Alternatively, artists can highlight current conservation issues in your artworks, like the Australian fires or the supposed link of the Covid-19 virus to pangolins, and the illegal wildlife trade.
“The narrative for wildlife is a lot bleaker than it once was, and I believe that wildlife art should be reflecting that,”explains Martin.
Shortlisted artworks that made a powerful state about the illegal wildlife trade and species extinction were: Shane Swann’s ‘One Hundred Endangered and Recently Extinct Species’, Charlotte Pack’s ‘100 Elephants’ and Bin Zhou’s storybook artwork, ‘Teeth’.
This is very much in the same vein as the Human Impact category (ages 16 to 22) that uses art to create awareness for topical environmental issues.
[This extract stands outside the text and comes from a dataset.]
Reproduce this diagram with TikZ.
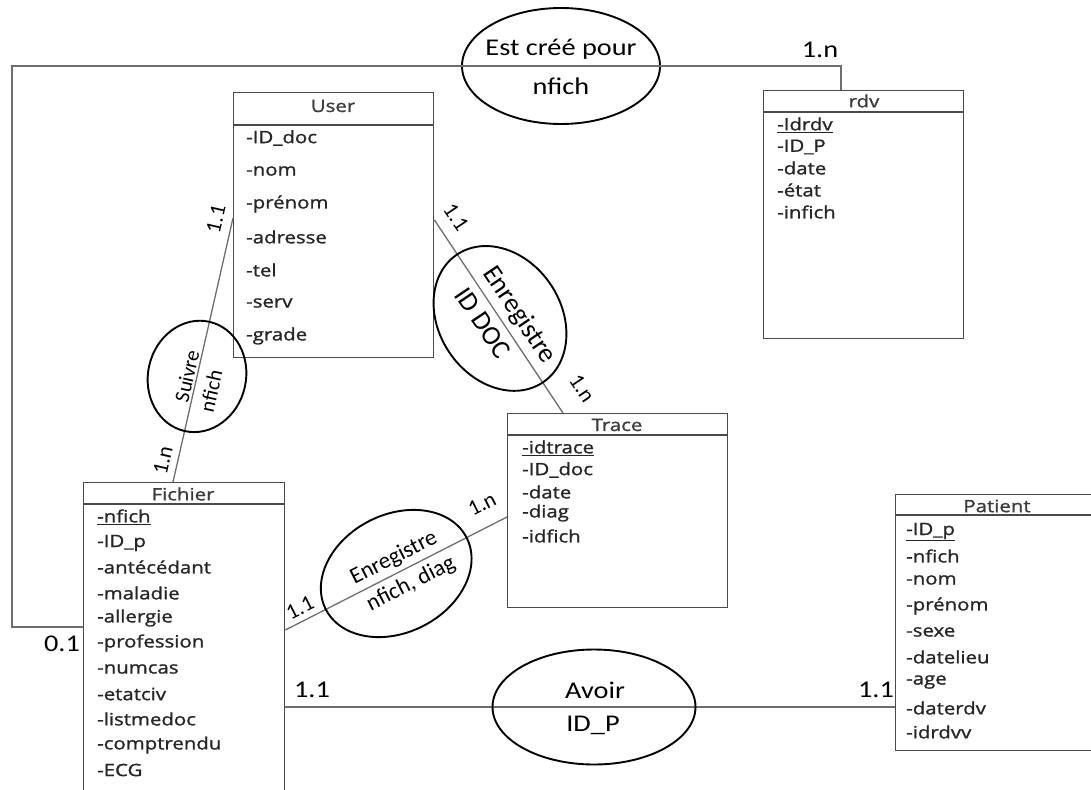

The Human Impact category focuses on technical implementation as well as conservation message.
4) Match your subject matter to medium
Understand that certain species lend themselves to different mediums, and it is worth seeing what subject matter or category might enhance your particular style. An artist who does this well is previous Into the Blue category winner and DSWF Partner Artist, Nick Oneill his medium and technique are ideal for capturing the essence of marine creatures.
5) Stay true to your style
This is an art competition so mastery of your chosen or preferred technique, medium and style is essential.
“My practical tip to all up and coming artists is to sketch, sketch and keep sketching. Throwing down ideas in simple line drawings quickly whittles out the good ideas from bad and shows you where to focus your energy,”says Stephen.
Show the judges that you have mastered your technique and can create something in your signature flair your artwork should be shortlisted.
“I put a monumental amount of effort into creating my octopus, from the design, to physically sculpting and shaping, to the mottled finish of the bronze, it all came together exactly as I planned, and that was thankfully recognised by the judges,”says Stephen
Stay true to your artistic style, favoured medium and preferred subject matter. Andrew Pledge won for his ingenious and masterful use of gold leaf when creating his detailed ‘Wood Stock’.
“When I completed ‘Wood Stork’ it was the first time, I had painted in over 10 years and I stuck to my preferred subject matter and medium. Produce something that’s personal to you as an artist,”says Andrew
Andrew’s wild muses are often seemingly unattractive and overlooked birds like vultures, hornbills and his ‘Wood Stock’.